The other important difference between the societies whose governments Biden and Macron took control of is the size and role of the forces of resistance, that is, workers and the left. For example, despite Macron vying for power against the bona fide fascist Le Pen, people and institutions identifying with the left correctly assessed what kind of candidate Macron was: “the pure and simple representative of capital” in the words of philosopher Jacques Rancière. The majority of those in 2017 who voted for far-left candidate Jean-Luc Mélenchon in the first round refused to vote at all in the second round.
“I will definitely not vote for Le Pen, but I’m not sure I will vote for Macron”, Eddy, a local government worker from Dijon, told the Guardian. “His politics will only bring more social injustice, and help the Front National get even bigger.”
A similar set of politics that ties fighting the far right with building a movement outside bourgeois control that can challenge any attacks that come from the bourgeoisie is what the US sorely needs. Yet sadly, throughout 2020, representatives of the US left put forward the opposite framework. The Democratic Socialists of America, for example, gave unconditional support to Biden’s candidacy. In a New York Times column titled “You’ve probably heard socialists won’t vote for Biden”, Jacobin editor Bhaskar Sunkara desperately reassured liberals that socialists would indeed be voting for Biden, supporting candidates running on the Democratic ballot line and refusing to “play spoiler” by building an independent left-wing alternative to the bourgeois Democratic Party.

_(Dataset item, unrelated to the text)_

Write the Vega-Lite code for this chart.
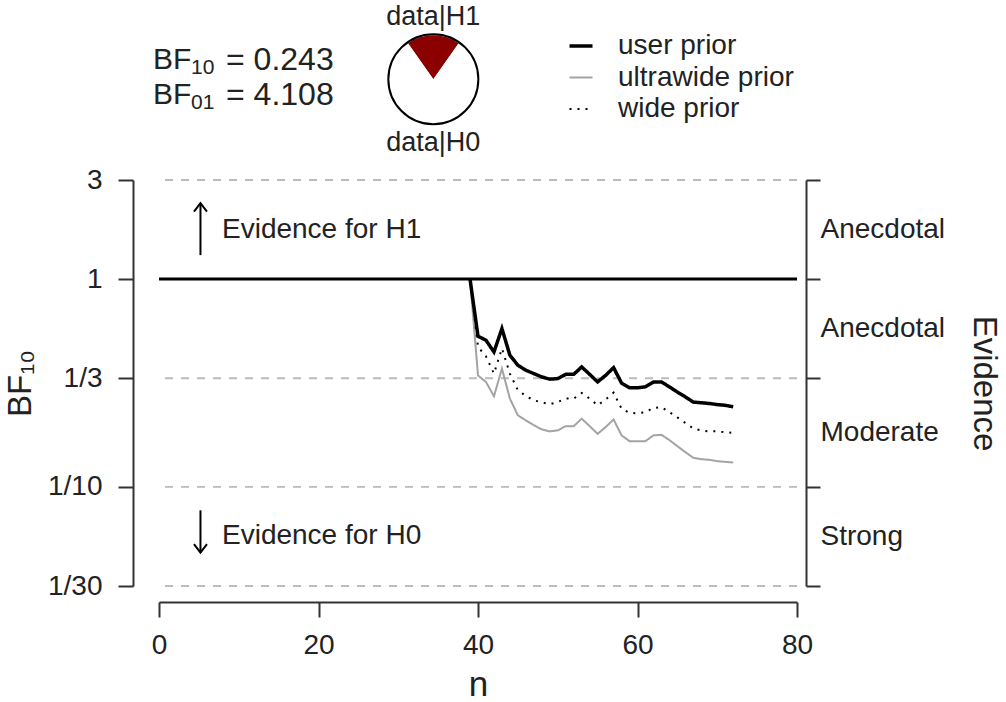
{
  "$schema": "https://vega.github.io/schema/vega-lite/v6.json",
  "description": "Sequential Bayes factor robustness plot: BF10 against n for three priors.",
  "autosize": {"type": "none"},
  "width": 638,
  "height": 406,
  "padding": {"left": 159, "top": 180, "right": 209, "bottom": 116},
  "background": "white",
  "config": {
    "font": "Liberation Sans",
    "view": {"stroke": null},
    "axis": {
      "grid": false,
      "domainColor": "#333333",
      "tickColor": "#333333",
      "labelColor": "#222222",
      "titleColor": "#222222",
      "domainWidth": 2,
      "tickWidth": 2,
      "labelFontSize": 28,
      "titleFontSize": 33,
      "titleFontWeight": "normal"
    }
  },
  "resolve": {"scale": {"x": "shared", "y": "shared"}, "axis": {"x": "independent", "y": "independent"}},
  "layer": [
    {
      "data": {"values": [{"bf": 3}, {"bf": 0.3333333333333333}, {"bf": 0.1}, {"bf": 0.03333333333333333}]},
      "mark": {"type": "rule", "color": "#bbbbbb", "strokeWidth": 1.8, "strokeDash": [8, 8]},
      "encoding": {
        "y": {
          "field": "bf",
          "type": "quantitative",
          "scale": {"type": "log", "domain": [0.03333333333333333, 3], "nice": false},
          "axis": {
            "orient": "left",
            "offset": 26,
            "values": [0.03333333333333333, 0.1, 0.3333333333333333, 1, 3],
            "labelExpr": "datum.value > 2 ? '3' : datum.value > 0.9 ? '1' : datum.value > 0.3 ? '1/3' : datum.value > 0.09 ? '1/10' : '1/30'",
            "tickSize": 15,
            "labelPadding": 16,
            "title": "BF₁₀",
            "titlePadding": 10
          }
        }
      }
    },
    {
      "data": {"values": [{"bf": 1}]},
      "mark": {"type": "rule", "color": "#000000", "strokeWidth": 3},
      "encoding": {
        "y": {
          "field": "bf",
          "type": "quantitative",
          "axis": {
            "orient": "right",
            "offset": 9,
            "values": [0.03333333333333333, 0.1, 0.3333333333333333, 1, 3],
            "labels": false,
            "tickSize": 14,
            "title": null
          }
        }
      }
    },
    {
      "data": {
        "values": [
          {"n": 39, "bf": 1, "prior": "ultrawide prior"},
          {"n": 40, "bf": 0.344, "prior": "ultrawide prior"},
          {"n": 41, "bf": 0.32, "prior": "ultrawide prior"},
          {"n": 42, "bf": 0.273, "prior": "ultrawide prior"},
          {"n": 43, "bf": 0.371, "prior": "ultrawide prior"},
          {"n": 44, "bf": 0.266, "prior": "ultrawide prior"},
          {"n": 45, "bf": 0.221, "prior": "ultrawide prior"},
          {"n": 46, "bf": 0.209, "prior": "ultrawide prior"},
          {"n": 47, "bf": 0.198, "prior": "ultrawide prior"},
          {"n": 48, "bf": 0.189, "prior": "ultrawide prior"},
          {"n": 49, "bf": 0.185, "prior": "ultrawide prior"},
          {"n": 50, "bf": 0.187, "prior": "ultrawide prior"},
          {"n": 51, "bf": 0.196, "prior": "ultrawide prior"},
          {"n": 52, "bf": 0.196, "prior": "ultrawide prior"},
          {"n": 53, "bf": 0.213, "prior": "ultrawide prior"},
          {"n": 54, "bf": 0.196, "prior": "ultrawide prior"},
          {"n": 55, "bf": 0.18, "prior": "ultrawide prior"},
          {"n": 56, "bf": 0.194, "prior": "ultrawide prior"},
          {"n": 57, "bf": 0.211, "prior": "ultrawide prior"},
          {"n": 58, "bf": 0.177, "prior": "ultrawide prior"},
          {"n": 59, "bf": 0.166, "prior": "ultrawide prior"},
          {"n": 60, "bf": 0.166, "prior": "ultrawide prior"},
          {"n": 61, "bf": 0.166, "prior": "ultrawide prior"},
          {"n": 62, "bf": 0.177, "prior": "ultrawide prior"},
          {"n": 63, "bf": 0.178, "prior": "ultrawide prior"},
          {"n": 64, "bf": 0.168, "prior": "ultrawide prior"},
          {"n": 65, "bf": 0.157, "prior": "ultrawide prior"},
          {"n": 66, "bf": 0.147, "prior": "ultrawide prior"},
          {"n": 67, "bf": 0.138, "prior": "ultrawide prior"},
          {"n": 68, "bf": 0.136, "prior": "ultrawide prior"},
          {"n": 69, "bf": 0.135, "prior": "ultrawide prior"},
          {"n": 70, "bf": 0.133, "prior": "ultrawide prior"},
          {"n": 71, "bf": 0.132, "prior": "ultrawide prior"},
          {"n": 72, "bf": 0.131, "prior": "ultrawide prior"},
          {"n": 39, "bf": 1, "prior": "wide prior"},
          {"n": 40, "bf": 0.472, "prior": "wide prior"},
          {"n": 41, "bf": 0.425, "prior": "wide prior"},
          {"n": 42, "bf": 0.351, "prior": "wide prior"},
          {"n": 43, "bf": 0.464, "prior": "wide prior"},
          {"n": 44, "bf": 0.351, "prior": "wide prior"},
          {"n": 45, "bf": 0.292, "prior": "wide prior"},
          {"n": 46, "bf": 0.274, "prior": "wide prior"},
          {"n": 47, "bf": 0.261, "prior": "wide prior"},
          {"n": 48, "bf": 0.255, "prior": "wide prior"},
          {"n": 49, "bf": 0.25, "prior": "wide prior"},
          {"n": 50, "bf": 0.256, "prior": "wide prior"},
          {"n": 51, "bf": 0.266, "prior": "wide prior"},
          {"n": 52, "bf": 0.266, "prior": "wide prior"},
          {"n": 53, "bf": 0.283, "prior": "wide prior"},
          {"n": 54, "bf": 0.266, "prior": "wide prior"},
          {"n": 55, "bf": 0.247, "prior": "wide prior"},
          {"n": 56, "bf": 0.263, "prior": "wide prior"},
          {"n": 57, "bf": 0.284, "prior": "wide prior"},
          {"n": 58, "bf": 0.238, "prior": "wide prior"},
          {"n": 59, "bf": 0.227, "prior": "wide prior"},
          {"n": 60, "bf": 0.226, "prior": "wide prior"},
          {"n": 61, "bf": 0.229, "prior": "wide prior"},
          {"n": 62, "bf": 0.24, "prior": "wide prior"},
          {"n": 63, "bf": 0.242, "prior": "wide prior"},
          {"n": 64, "bf": 0.229, "prior": "wide prior"},
          {"n": 65, "bf": 0.216, "prior": "wide prior"},
          {"n": 66, "bf": 0.203, "prior": "wide prior"},
          {"n": 67, "bf": 0.191, "prior": "wide prior"},
          {"n": 68, "bf": 0.187, "prior": "wide prior"},
          {"n": 69, "bf": 0.185, "prior": "wide prior"},
          {"n": 70, "bf": 0.185, "prior": "wide prior"},
          {"n": 71, "bf": 0.183, "prior": "wide prior"},
          {"n": 72, "bf": 0.182, "prior": "wide prior"},
          {"n": 39, "bf": 1, "prior": "user prior"},
          {"n": 40, "bf": 0.531, "prior": "user prior"},
          {"n": 41, "bf": 0.508, "prior": "user prior"},
          {"n": 42, "bf": 0.446, "prior": "user prior"},
          {"n": 43, "bf": 0.578, "prior": "user prior"},
          {"n": 44, "bf": 0.43, "prior": "user prior"},
          {"n": 45, "bf": 0.385, "prior": "user prior"},
          {"n": 46, "bf": 0.364, "prior": "user prior"},
          {"n": 47, "bf": 0.351, "prior": "user prior"},
          {"n": 48, "bf": 0.338, "prior": "user prior"},
          {"n": 49, "bf": 0.33, "prior": "user prior"},
          {"n": 50, "bf": 0.332, "prior": "user prior"},
          {"n": 51, "bf": 0.348, "prior": "user prior"},
          {"n": 52, "bf": 0.348, "prior": "user prior"},
          {"n": 53, "bf": 0.378, "prior": "user prior"},
          {"n": 54, "bf": 0.348, "prior": "user prior"},
          {"n": 55, "bf": 0.32, "prior": "user prior"},
          {"n": 56, "bf": 0.344, "prior": "user prior"},
          {"n": 57, "bf": 0.375, "prior": "user prior"},
          {"n": 58, "bf": 0.316, "prior": "user prior"},
          {"n": 59, "bf": 0.3, "prior": "user prior"},
          {"n": 60, "bf": 0.3, "prior": "user prior"},
          {"n": 61, "bf": 0.303, "prior": "user prior"},
          {"n": 62, "bf": 0.32, "prior": "user prior"},
          {"n": 63, "bf": 0.32, "prior": "user prior"},
          {"n": 64, "bf": 0.303, "prior": "user prior"},
          {"n": 65, "bf": 0.286, "prior": "user prior"},
          {"n": 66, "bf": 0.271, "prior": "user prior"},
          {"n": 67, "bf": 0.256, "prior": "user prior"},
          {"n": 68, "bf": 0.254, "prior": "user prior"},
          {"n": 69, "bf": 0.252, "prior": "user prior"},
          {"n": 70, "bf": 0.249, "prior": "user prior"},
          {"n": 71, "bf": 0.247, "prior": "user prior"},
          {"n": 72, "bf": 0.243, "prior": "user prior"}
        ]
      },
      "mark": {"type": "line"},
      "encoding": {
        "x": {
          "field": "n",
          "type": "quantitative",
          "scale": {"domain": [0, 80], "nice": false, "zero": false},
          "axis": {
            "orient": "bottom",
            "offset": 16,
            "values": [0, 20, 40, 60, 80],
            "tickSize": 15,
            "labelPadding": 14,
            "labelFlush": false,
            "title": "n",
            "titleFontSize": 35,
            "titlePadding": 8
          }
        },
        "y": {
          "field": "bf",
          "type": "quantitative",
          "axis": {
            "orient": "right",
            "offset": 9,
            "values": [0.05773502691896258, 0.18257418583505536, 0.5773502691896258, 1.7320508075688772],
            "labelExpr": "datum.value > 1 ? 'Anecdotal' : datum.value > 0.4 ? 'Anecdotal' : datum.value > 0.1 ? 'Moderate' : 'Strong'",
            "ticks": false,
            "domain": false,
            "labelPadding": 14,
            "labelAlign": "left",
            "title": "Evidence",
            "titlePadding": 22
          }
        },
        "color": {
          "field": "prior",
          "type": "nominal",
          "scale": {"domain": ["user prior", "ultrawide prior", "wide prior"], "range": ["#000000", "#a3a3a3", "#000000"]},
          "legend": {
            "title": null,
            "orient": "none",
            "legendX": 408,
            "legendY": -148,
            "padding": 0,
            "labelFontSize": 28,
            "labelColor": "#222222",
            "labelLimit": 400,
            "symbolType": "stroke",
            "symbolSize": 529,
            "labelOffset": 23,
            "rowPadding": 3.5
          }
        },
        "strokeWidth": {
          "field": "prior",
          "type": "nominal",
          "scale": {"type": "ordinal", "domain": ["user prior", "ultrawide prior", "wide prior"], "range": [3.5, 2, 2]},
          "legend": {"title": null}
        },
        "strokeDash": {
          "field": "prior",
          "type": "nominal",
          "scale": {"domain": ["user prior", "ultrawide prior", "wide prior"], "range": [[1, 0], [1, 0], [2, 6]]},
          "legend": {"title": null}
        }
      }
    },
    {
      "data": {"values": [{"n": 5.2, "from": 1.305, "to": 2.32}, {"n": 5.2, "from": 0.0771, "to": 0.0483}]},
      "mark": {"type": "rule", "color": "#000000", "strokeWidth": 2},
      "encoding": {
        "x": {"field": "n", "type": "quantitative", "axis": null},
        "y": {"field": "from", "type": "quantitative", "axis": null},
        "y2": {"field": "to"}
      }
    },
    {
      "data": {"values": [{"n": 5.2, "bf": 2.32}]},
      "mark": {"type": "point", "shape": "M-1,1.3L0,0L1,1.3", "size": 169, "filled": false, "stroke": "#000000", "strokeWidth": 2, "opacity": 1},
      "encoding": {
        "x": {"field": "n", "type": "quantitative", "axis": null},
        "y": {"field": "bf", "type": "quantitative", "axis": null}
      }
    },
    {
      "data": {"values": [{"n": 5.2, "bf": 0.0483}]},
      "mark": {"type": "point", "shape": "M-1,-1.3L0,0L1,-1.3", "size": 169, "filled": false, "stroke": "#000000", "strokeWidth": 2, "opacity": 1},
      "encoding": {
        "x": {"field": "n", "type": "quantitative", "axis": null},
        "y": {"field": "bf", "type": "quantitative", "axis": null}
      }
    },
    {
      "data": {"values": [{"n": 7.9, "bf": 1.7320508075688772, "label": "Evidence for H1"}, {"n": 7.9, "bf": 0.05773502691896258, "label": "Evidence for H0"}]},
      "mark": {"type": "text", "align": "left", "baseline": "middle", "fontSize": 28, "color": "#222222"},
      "encoding": {
        "x": {"field": "n", "type": "quantitative", "axis": null},
        "y": {"field": "bf", "type": "quantitative", "axis": null},
        "text": {"field": "label"}
      }
    },
    {
      "data": {"values": [{"n": -0.75, "bf": 11.36, "label": "BF"}, {"n": -0.75, "bf": 7.7, "label": "BF"}]},
      "mark": {"type": "text", "align": "left", "baseline": "middle", "fontSize": 30, "color": "#222222"},
      "encoding": {
        "x": {"field": "n", "type": "quantitative", "axis": null},
        "y": {"field": "bf", "type": "quantitative", "axis": null},
        "text": {"field": "label"}
      }
    },
    {
      "data": {"values": [{"n": -0.75, "bf": 11.36, "label": "10"}, {"n": -0.75, "bf": 7.7, "label": "01"}]},
      "mark": {"type": "text", "align": "left", "baseline": "middle", "fontSize": 21, "dx": 38, "dy": 8, "color": "#222222"},
      "encoding": {
        "x": {"field": "n", "type": "quantitative", "axis": null},
        "y": {"field": "bf", "type": "quantitative", "axis": null},
        "text": {"field": "label"}
      }
    },
    {
      "data": {"values": [{"n": -0.75, "bf": 11.36, "label": "= 0.243"}, {"n": -0.75, "bf": 7.7, "label": "= 4.108"}]},
      "mark": {"type": "text", "align": "left", "baseline": "middle", "fontSize": 32, "dx": 73, "color": "#222222"},
      "encoding": {
        "x": {"field": "n", "type": "quantitative", "axis": null},
        "y": {"field": "bf", "type": "quantitative", "axis": null},
        "text": {"field": "label"}
      }
    },
    {
      "data": {"values": [{"hyp": "data|H1", "p": 0.1955}, {"hyp": "data|H0", "p": 0.8045}]},
      "mark": {"type": "arc", "outerRadius": 44, "stroke": null},
      "encoding": {
        "x": {"datum": 34.4, "axis": null},
        "y": {"datum": 9.17, "axis": null},
        "theta": {"field": "p", "type": "quantitative", "stack": true, "scale": {"range": [-0.6143, 5.6689]}},
        "order": {"field": "p", "sort": "ascending"},
        "fill": {"field": "hyp", "type": "nominal", "scale": {"domain": ["data|H1", "data|H0"], "range": ["#8b0000", "#ffffff"]}, "legend": null}
      }
    },
    {
      "data": {"values": [{"n": 34.4, "bf": 9.17}]},
      "mark": {"type": "point", "shape": "circle", "size": 8100, "filled": false, "stroke": "#000000", "strokeWidth": 2, "opacity": 1},
      "encoding": {
        "x": {"field": "n", "type": "quantitative", "axis": null},
        "y": {"field": "bf", "type": "quantitative", "axis": null}
      }
    },
    {
      "data": {"values": [{"n": 34.4, "bf": 18.3, "label": "data|H1"}, {"n": 34.4, "bf": 4.52, "label": "data|H0"}]},
      "mark": {"type": "text", "align": "center", "baseline": "middle", "fontSize": 27, "color": "#222222"},
      "encoding": {
        "x": {"field": "n", "type": "quantitative", "axis": null},
        "y": {"field": "bf", "type": "quantitative", "axis": null},
        "text": {"field": "label"}
      }
    }
  ]
}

More than just voting, workers’ institutions like trade unions have given Biden their uncritical support in the hope that the new president might offer them a line into the administration and halls of power. In addition, many in the unions and on the left have positioned themselves as advising Biden rather than criticising him. Not only does this fail to improve the declining membership and clout of US trade unions, it disarms workers, putting them in a position of subservience, relying on scraps that might fall from the table rather than fighting to improve their conditions and defending against potential future attacks.
While the US left should be vigilant and prepared to fight any future growth of a Trump-inspired far right, the lure of anti-Trumpism inflated the material threat Trump posed and convinced progressives and the institutions they represent that they had no choice but to get behind a Biden presidency, rather than preparing to battle with whichever bourgeois candidate was elected.
Last year’s Black Lives Matter movement showed it is possible to build a broad, left-wing struggle for racial justice outside the control of bourgeois institutions like the Democratic Party. The prolonged struggle against Macron in France shows why that independence is necessary.